[Begin Raw data]
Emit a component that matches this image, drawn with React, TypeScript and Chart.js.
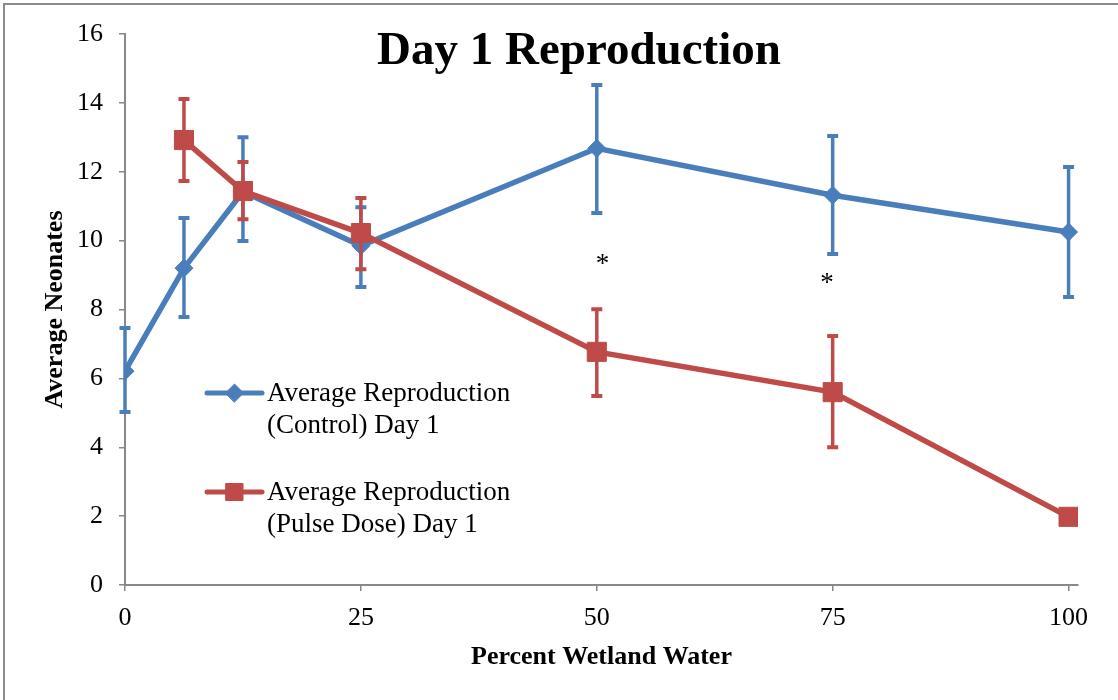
[End Raw data]
[Begin Raw data]
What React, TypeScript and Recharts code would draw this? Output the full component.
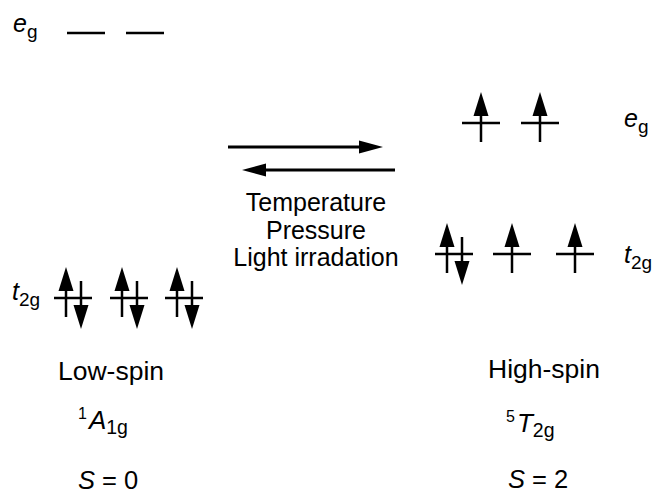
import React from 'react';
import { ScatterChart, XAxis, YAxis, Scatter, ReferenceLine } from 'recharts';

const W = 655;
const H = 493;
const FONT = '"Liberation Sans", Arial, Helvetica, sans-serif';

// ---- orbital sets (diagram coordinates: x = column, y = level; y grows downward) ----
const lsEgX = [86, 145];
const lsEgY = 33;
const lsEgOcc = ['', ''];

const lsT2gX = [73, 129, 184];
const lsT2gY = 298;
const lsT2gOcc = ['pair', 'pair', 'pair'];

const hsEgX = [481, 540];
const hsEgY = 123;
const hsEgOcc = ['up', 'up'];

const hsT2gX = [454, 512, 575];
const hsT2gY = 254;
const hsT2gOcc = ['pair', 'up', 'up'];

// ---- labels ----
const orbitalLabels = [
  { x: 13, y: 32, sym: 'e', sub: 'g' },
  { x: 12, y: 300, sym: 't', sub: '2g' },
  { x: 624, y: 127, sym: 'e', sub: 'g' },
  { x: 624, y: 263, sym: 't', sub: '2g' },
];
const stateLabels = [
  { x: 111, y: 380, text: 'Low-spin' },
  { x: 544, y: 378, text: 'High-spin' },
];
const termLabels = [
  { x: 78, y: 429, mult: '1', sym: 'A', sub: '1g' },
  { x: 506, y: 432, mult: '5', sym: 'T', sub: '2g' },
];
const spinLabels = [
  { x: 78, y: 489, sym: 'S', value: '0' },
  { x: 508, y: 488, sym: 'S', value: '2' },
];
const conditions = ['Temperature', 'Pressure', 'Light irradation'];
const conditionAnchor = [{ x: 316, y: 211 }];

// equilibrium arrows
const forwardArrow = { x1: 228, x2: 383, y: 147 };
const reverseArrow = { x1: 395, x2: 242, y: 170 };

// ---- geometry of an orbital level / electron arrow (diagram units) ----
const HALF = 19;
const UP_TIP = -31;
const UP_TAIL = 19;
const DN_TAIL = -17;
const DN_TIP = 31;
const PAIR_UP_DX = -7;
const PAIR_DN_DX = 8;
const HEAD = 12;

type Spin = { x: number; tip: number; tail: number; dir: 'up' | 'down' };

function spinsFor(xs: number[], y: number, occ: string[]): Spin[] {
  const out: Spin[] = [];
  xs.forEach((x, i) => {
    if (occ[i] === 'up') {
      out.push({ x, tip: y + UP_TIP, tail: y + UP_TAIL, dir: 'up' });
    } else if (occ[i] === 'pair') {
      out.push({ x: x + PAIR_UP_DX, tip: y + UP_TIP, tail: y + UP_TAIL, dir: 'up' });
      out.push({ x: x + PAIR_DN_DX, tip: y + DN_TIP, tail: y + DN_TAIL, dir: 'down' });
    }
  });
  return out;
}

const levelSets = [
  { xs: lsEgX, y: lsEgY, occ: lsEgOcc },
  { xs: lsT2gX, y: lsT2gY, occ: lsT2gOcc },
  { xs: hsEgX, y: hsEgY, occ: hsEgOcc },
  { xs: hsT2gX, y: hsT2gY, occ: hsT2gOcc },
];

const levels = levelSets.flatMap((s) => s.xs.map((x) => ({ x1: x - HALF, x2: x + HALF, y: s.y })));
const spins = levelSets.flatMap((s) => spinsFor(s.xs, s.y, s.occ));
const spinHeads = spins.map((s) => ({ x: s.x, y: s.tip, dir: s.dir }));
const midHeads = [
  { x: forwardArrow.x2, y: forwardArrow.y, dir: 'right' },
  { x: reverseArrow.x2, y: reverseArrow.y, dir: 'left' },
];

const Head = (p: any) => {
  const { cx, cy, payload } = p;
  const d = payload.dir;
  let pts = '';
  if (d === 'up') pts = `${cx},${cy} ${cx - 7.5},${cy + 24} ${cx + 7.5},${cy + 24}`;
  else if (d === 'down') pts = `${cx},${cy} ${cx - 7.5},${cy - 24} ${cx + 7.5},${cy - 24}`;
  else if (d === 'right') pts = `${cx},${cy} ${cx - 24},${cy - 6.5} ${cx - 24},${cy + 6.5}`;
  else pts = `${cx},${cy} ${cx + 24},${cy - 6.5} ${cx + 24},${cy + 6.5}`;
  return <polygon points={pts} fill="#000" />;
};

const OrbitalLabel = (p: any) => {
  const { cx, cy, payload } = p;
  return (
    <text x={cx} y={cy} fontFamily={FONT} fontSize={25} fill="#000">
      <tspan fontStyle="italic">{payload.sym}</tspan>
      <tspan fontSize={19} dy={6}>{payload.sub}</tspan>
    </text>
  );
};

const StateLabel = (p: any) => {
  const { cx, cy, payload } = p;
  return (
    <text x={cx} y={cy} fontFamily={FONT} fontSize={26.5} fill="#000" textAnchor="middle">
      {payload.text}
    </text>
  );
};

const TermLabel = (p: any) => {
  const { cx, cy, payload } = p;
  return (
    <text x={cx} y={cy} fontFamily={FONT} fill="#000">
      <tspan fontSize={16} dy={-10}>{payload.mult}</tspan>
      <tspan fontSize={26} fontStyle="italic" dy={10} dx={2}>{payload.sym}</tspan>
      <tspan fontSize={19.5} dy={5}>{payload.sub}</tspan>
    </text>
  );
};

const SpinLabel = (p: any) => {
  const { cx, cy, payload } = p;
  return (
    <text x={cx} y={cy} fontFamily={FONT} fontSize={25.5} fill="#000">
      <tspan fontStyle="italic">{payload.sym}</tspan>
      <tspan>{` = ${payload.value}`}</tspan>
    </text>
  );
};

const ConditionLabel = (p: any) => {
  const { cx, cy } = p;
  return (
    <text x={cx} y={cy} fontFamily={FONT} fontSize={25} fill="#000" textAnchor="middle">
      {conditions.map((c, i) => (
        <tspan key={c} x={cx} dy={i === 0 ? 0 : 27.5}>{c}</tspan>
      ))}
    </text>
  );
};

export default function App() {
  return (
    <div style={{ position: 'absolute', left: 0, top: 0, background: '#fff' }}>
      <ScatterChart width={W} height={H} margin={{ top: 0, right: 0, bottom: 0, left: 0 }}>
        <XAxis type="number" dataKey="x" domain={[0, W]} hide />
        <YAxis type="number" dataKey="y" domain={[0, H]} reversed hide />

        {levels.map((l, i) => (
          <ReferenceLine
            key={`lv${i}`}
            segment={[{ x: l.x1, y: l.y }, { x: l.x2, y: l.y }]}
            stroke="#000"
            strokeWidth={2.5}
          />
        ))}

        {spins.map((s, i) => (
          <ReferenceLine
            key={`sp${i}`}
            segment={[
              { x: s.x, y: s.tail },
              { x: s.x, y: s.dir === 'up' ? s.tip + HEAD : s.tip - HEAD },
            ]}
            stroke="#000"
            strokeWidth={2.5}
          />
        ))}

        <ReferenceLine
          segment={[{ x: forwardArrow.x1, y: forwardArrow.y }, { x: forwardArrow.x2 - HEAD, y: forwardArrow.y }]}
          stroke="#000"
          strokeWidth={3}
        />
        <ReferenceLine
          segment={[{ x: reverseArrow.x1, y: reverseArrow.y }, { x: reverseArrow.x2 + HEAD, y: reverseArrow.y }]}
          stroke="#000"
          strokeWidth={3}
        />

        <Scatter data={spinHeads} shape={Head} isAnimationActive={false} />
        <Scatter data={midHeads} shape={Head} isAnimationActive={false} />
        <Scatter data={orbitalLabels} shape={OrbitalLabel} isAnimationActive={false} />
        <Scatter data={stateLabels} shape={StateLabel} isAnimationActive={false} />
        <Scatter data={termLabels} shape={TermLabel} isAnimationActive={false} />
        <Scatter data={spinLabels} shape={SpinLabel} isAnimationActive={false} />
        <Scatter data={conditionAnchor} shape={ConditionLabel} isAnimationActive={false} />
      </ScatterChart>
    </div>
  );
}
[End Raw data]
_Goal_: Starting at the line that contains "What React, TypeScript" and ending at the line that contains "316, y: 211", give the lines again exactly. Do not include the pictures.

_Full response_:
What React, TypeScript and Recharts code would draw this? Output the full component.
import React from 'react';
import { ScatterChart, XAxis, YAxis, Scatter, ReferenceLine } from 'recharts';

const W = 655;
const H = 493;
const FONT = '"Liberation Sans", Arial, Helvetica, sans-serif';

// ---- orbital sets (diagram coordinates: x = column, y = level; y grows downward) ----
const lsEgX = [86, 145];
const lsEgY = 33;
const lsEgOcc = ['', ''];

const lsT2gX = [73, 129, 184];
const lsT2gY = 298;
const lsT2gOcc = ['pair', 'pair', 'pair'];

const hsEgX = [481, 540];
const hsEgY = 123;
const hsEgOcc = ['up', 'up'];

const hsT2gX = [454, 512, 575];
const hsT2gY = 254;
const hsT2gOcc = ['pair', 'up', 'up'];

// ---- labels ----
const orbitalLabels = [
  { x: 13, y: 32, sym: 'e', sub: 'g' },
  { x: 12, y: 300, sym: 't', sub: '2g' },
  { x: 624, y: 127, sym: 'e', sub: 'g' },
  { x: 624, y: 263, sym: 't', sub: '2g' },
];
const stateLabels = [
  { x: 111, y: 380, text: 'Low-spin' },
  { x: 544, y: 378, text: 'High-spin' },
];
const termLabels = [
  { x: 78, y: 429, mult: '1', sym: 'A', sub: '1g' },
  { x: 506, y: 432, mult: '5', sym: 'T', sub: '2g' },
];
const spinLabels = [
  { x: 78, y: 489, sym: 'S', value: '0' },
  { x: 508, y: 488, sym: 'S', value: '2' },
];
const conditions = ['Temperature', 'Pressure', 'Light irradation'];
const conditionAnchor = [{ x: 316, y: 211 }];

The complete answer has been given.